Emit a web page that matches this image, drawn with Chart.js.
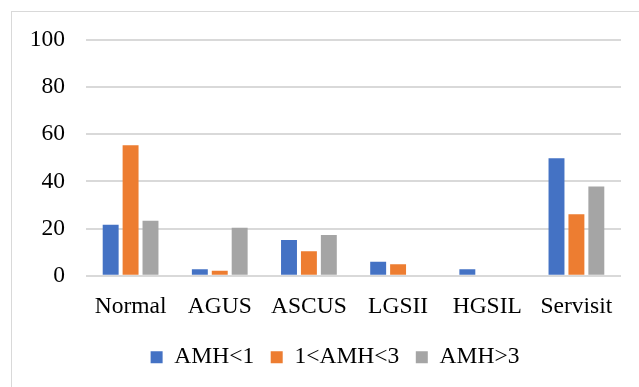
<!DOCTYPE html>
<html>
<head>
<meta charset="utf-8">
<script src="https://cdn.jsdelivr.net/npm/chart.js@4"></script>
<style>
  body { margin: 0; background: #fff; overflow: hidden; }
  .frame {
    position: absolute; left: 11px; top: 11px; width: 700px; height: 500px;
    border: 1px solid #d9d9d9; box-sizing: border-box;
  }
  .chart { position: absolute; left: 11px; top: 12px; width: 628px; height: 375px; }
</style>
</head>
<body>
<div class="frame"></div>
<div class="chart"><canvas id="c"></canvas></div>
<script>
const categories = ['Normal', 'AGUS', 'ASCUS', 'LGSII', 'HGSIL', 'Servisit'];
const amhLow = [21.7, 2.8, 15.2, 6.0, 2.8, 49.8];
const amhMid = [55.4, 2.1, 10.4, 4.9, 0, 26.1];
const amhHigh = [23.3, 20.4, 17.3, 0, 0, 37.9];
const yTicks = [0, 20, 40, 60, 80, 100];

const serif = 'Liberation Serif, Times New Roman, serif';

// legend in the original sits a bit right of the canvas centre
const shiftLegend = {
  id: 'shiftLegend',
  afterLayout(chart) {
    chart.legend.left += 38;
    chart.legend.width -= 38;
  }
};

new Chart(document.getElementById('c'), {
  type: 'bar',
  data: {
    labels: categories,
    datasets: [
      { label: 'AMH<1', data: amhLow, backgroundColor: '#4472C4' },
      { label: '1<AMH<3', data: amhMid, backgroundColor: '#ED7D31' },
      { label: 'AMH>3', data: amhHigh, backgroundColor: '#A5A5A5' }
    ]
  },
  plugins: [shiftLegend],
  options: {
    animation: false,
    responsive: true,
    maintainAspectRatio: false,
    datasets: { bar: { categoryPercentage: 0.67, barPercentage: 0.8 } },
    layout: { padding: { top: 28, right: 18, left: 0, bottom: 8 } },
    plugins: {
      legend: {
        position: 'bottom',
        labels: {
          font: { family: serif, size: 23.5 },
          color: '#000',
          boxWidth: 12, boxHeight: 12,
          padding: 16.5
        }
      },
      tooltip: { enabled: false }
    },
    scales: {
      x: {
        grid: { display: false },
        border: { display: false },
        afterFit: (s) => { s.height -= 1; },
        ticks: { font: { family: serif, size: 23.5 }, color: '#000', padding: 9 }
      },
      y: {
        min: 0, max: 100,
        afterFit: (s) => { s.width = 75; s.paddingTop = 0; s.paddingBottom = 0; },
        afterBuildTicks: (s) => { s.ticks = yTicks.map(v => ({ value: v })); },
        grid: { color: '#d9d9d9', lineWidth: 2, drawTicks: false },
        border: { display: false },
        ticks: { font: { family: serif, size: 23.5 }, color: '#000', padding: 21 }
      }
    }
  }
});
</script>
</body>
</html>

⁂

EXERCISE:
Set down the complete material exactly, but do not include the images.

RESULT FOR THIS TASK:
Emit a web page that matches this image, drawn with Chart.js.
<!DOCTYPE html>
<html>
<head>
<meta charset="utf-8">
<script src="https://cdn.jsdelivr.net/npm/chart.js@4"></script>
<style>
  body { margin: 0; background: #fff; overflow: hidden; }
  .frame {
    position: absolute; left: 11px; top: 11px; width: 700px; height: 500px;
    border: 1px solid #d9d9d9; box-sizing: border-box;
  }
  .chart { position: absolute; left: 11px; top: 12px; width: 628px; height: 375px; }
</style>
</head>
<body>
<div class="frame"></div>
<div class="chart"><canvas id="c"></canvas></div>
<script>
const categories = ['Normal', 'AGUS', 'ASCUS', 'LGSII', 'HGSIL', 'Servisit'];
const amhLow = [21.7, 2.8, 15.2, 6.0, 2.8, 49.8];
const amhMid = [55.4, 2.1, 10.4, 4.9, 0, 26.1];
const amhHigh = [23.3, 20.4, 17.3, 0, 0, 37.9];
const yTicks = [0, 20, 40, 60, 80, 100];

const serif = 'Liberation Serif, Times New Roman, serif';

// legend in the original sits a bit right of the canvas centre
const shiftLegend = {
  id: 'shiftLegend',
  afterLayout(chart) {
    chart.legend.left += 38;
    chart.legend.width -= 38;
  }
};

new Chart(document.getElementById('c'), {
  type: 'bar',
  data: {
    labels: categories,
    datasets: [
      { label: 'AMH<1', data: amhLow, backgroundColor: '#4472C4' },
      { label: '1<AMH<3', data: amhMid, backgroundColor: '#ED7D31' },
      { label: 'AMH>3', data: amhHigh, backgroundColor: '#A5A5A5' }
    ]
  },
  plugins: [shiftLegend],
  options: {
    animation: false,
    responsive: true,
    maintainAspectRatio: false,
    datasets: { bar: { categoryPercentage: 0.67, barPercentage: 0.8 } },
    layout: { padding: { top: 28, right: 18, left: 0, bottom: 8 } },
    plugins: {
      legend: {
        position: 'bottom',
        labels: {
          font: { family: serif, size: 23.5 },
          color: '#000',
          boxWidth: 12, boxHeight: 12,
          padding: 16.5
        }
      },
      tooltip: { enabled: false }
    },
    scales: {
      x: {
        grid: { display: false },
        border: { display: false },
        afterFit: (s) => { s.height -= 1; },
        ticks: { font: { family: serif, size: 23.5 }, color: '#000', padding: 9 }
      },
      y: {
        min: 0, max: 100,
        afterFit: (s) => { s.width = 75; s.paddingTop = 0; s.paddingBottom = 0; },
        afterBuildTicks: (s) => { s.ticks = yTicks.map(v => ({ value: v })); },
        grid: { color: '#d9d9d9', lineWidth: 2, drawTicks: false },
        border: { display: false },
        ticks: { font: { family: serif, size: 23.5 }, color: '#000', padding: 21 }
      }
    }
  }
});
</script>
</body>
</html>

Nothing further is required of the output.